Most mortgage companies in fact 90% of them in America that are selling loans to Fannie Mae and Freddie Mac all get their money from the same place so it’s highly unlikely that you’re going to get a radically different offer from one lender to another lender all things being equal.

Most mortgage companies obviously don’t make money for the origination of loans unless they have competitive rates and fees they just have to be in order to conduct business on a daily basis. The bottom line is if you get a good rate and a good price for your home purchase and you have a contract don’t screw around and jeopardize your contract.  The same thing goes on a refinance.  You don’t have time the sleep on it talk to the spouse and get back to that lender the next day the rate in the pricing and terms change again.

It would be highly advantageous to work with a lender who primarily will service the loan the reason why is because they have choice power and control over their rate and their pricing because there actually lending you the money. The value of that to you is that many times these lenders can offer you a free float down in the process if rates drop, and the discount subsequently refinances in the future because you become part of servicing portfolio.

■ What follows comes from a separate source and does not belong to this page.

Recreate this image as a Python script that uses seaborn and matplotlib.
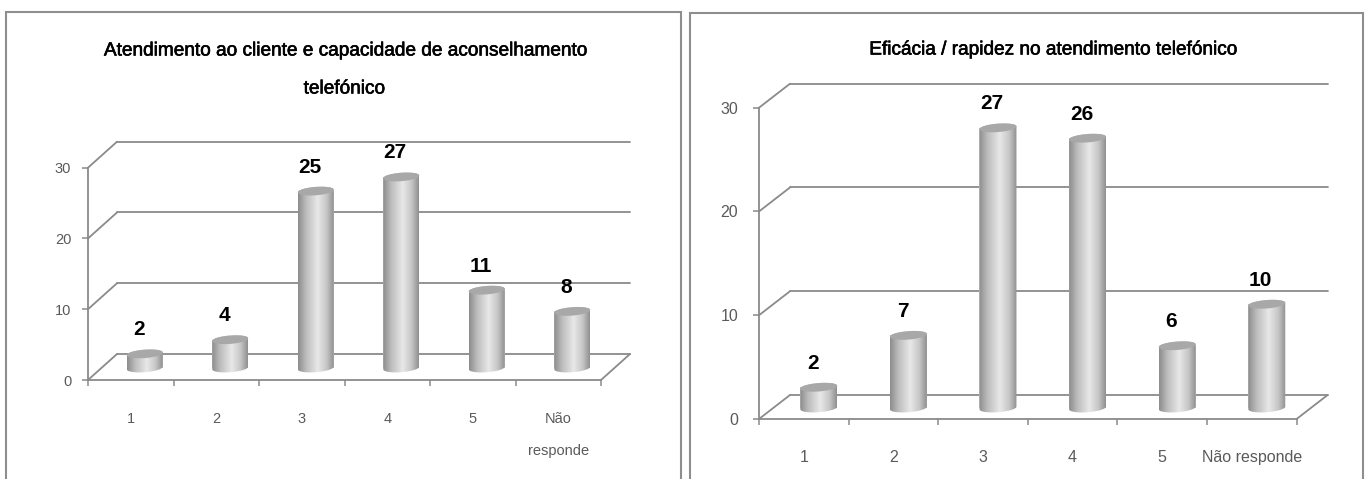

All of this is particularly important because you want to make sure that you’re setting yourself up for success at the end of the day. That’s just the reality of it the other reality is you will always find lower you will. If you find XYZ mortgage company and you get a rate in a price” you will find lower and you’ll find lower than the next guy down the street and the next one after that and so on. At some point, you have to decide and hope at the time of application you’re making a good decision. Making that decision with good advice from a lender that thinks big picture and truly cares about your financial picture vs giving you a .125  in rate can make a huge difference in your financial success.